After learning a little bit of Korean (hardly more than reading the alphabet that roughly corresponds to what we understand under alphabet), I went to Seoul.

This was my first time in Asia that I was not in China (not counting Singapore) and there are some key differences between what I saw in Seoul and what I saw in China. Korea can be described as the Switzerland of Asia for a few reasons. First, it is rather small compared to its neighbours. Korea has around 50m inhabitants whereas Japan already has beyond 100m and China is well-known for its population size. Second, it is quite well developed and plays a very important economic and cultural role in its region. On the one hand, companies like Hyundai, LG and others are popular worldwide. On the other, Korean K-pop and make-up are just some of its cultural exports that are especially popular in Asia. Third, it’s quite traditional in its values that are very strict in comparison to Europe. Fourth, Koreans live democracy quite intensively in that there are many demonstrations and constant stands on the main road in front of the palace. Protests in Korea have a history of resulting in important change. Fifth, everything is quite nice – the infrastructure works well and the appearance of Seoul is quite neat in some areas and traditional but well-kept in others. People say that the difference between Koreans and Chinese is that Koreans have nice and white teeth. Unrelated fact: Koreans are also crazy about plastic surgeries. All in all, it is just impressive to see how this country has developed from the ruins of the Korean war in these few decades since then.

This rapid development means that Seoul is quite an impressive city as the biggest of all cities in South Korea. It features some aspects that Western cities would profit from, including rapid bus services that have their own lane in the middle of the road.

There were a few things that were “typically Asian”. First, the cicadas are making incredible noise during the day in the summer just like in Beijing. These are bugs a little bigger than hummingbirds that vibrate with their tails making horrible noise with which they locate their mating partners. Second, we went to a water park that was packed like no other water park that I have seen and required everyone to wear a swimming west and a cap. It was also nicely integrated into a huge shopping centre on the 3 upper floors of the building that also housed a winter paradise. Third, the streets are very crowded at times and the tickets for a popular attraction we went to (night sessions in the palace) are gone in a matter of minutes, even if they are sold newly each week. One aspect that was interesting was that there were special tickets for foreigners that weren’t gone yet and weren’t in high demand either as far as I could see. Nonetheless, there are quite a few foreigners everywhere and particularly in some parts of the city. Fourth, people go crazy about their phones and the characters and designs associated with them.
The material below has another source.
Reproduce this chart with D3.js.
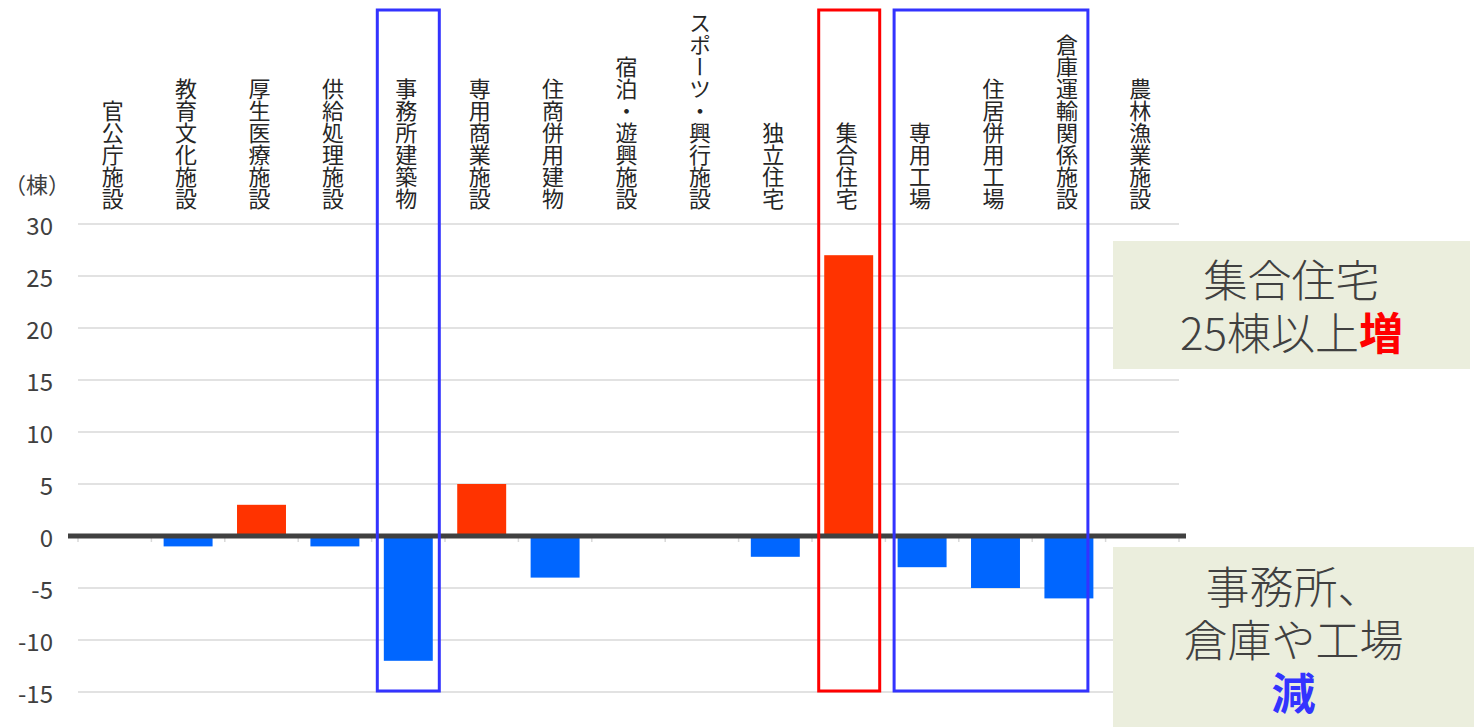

For example, one of the chains you can find everywhere owns stores that sell chat app characters. Just like China, Koreans have their own chat apps (Kakao talk) and search engine (Naver).

To sum up, this culture we’ll hear more of and if it is just that hardly any society worldwide is so divided between people who like a style of music and those who don’t. Seeing a tug of war at a Korean festival between lovers and haters of K-pop showed that people passionately support their respective side.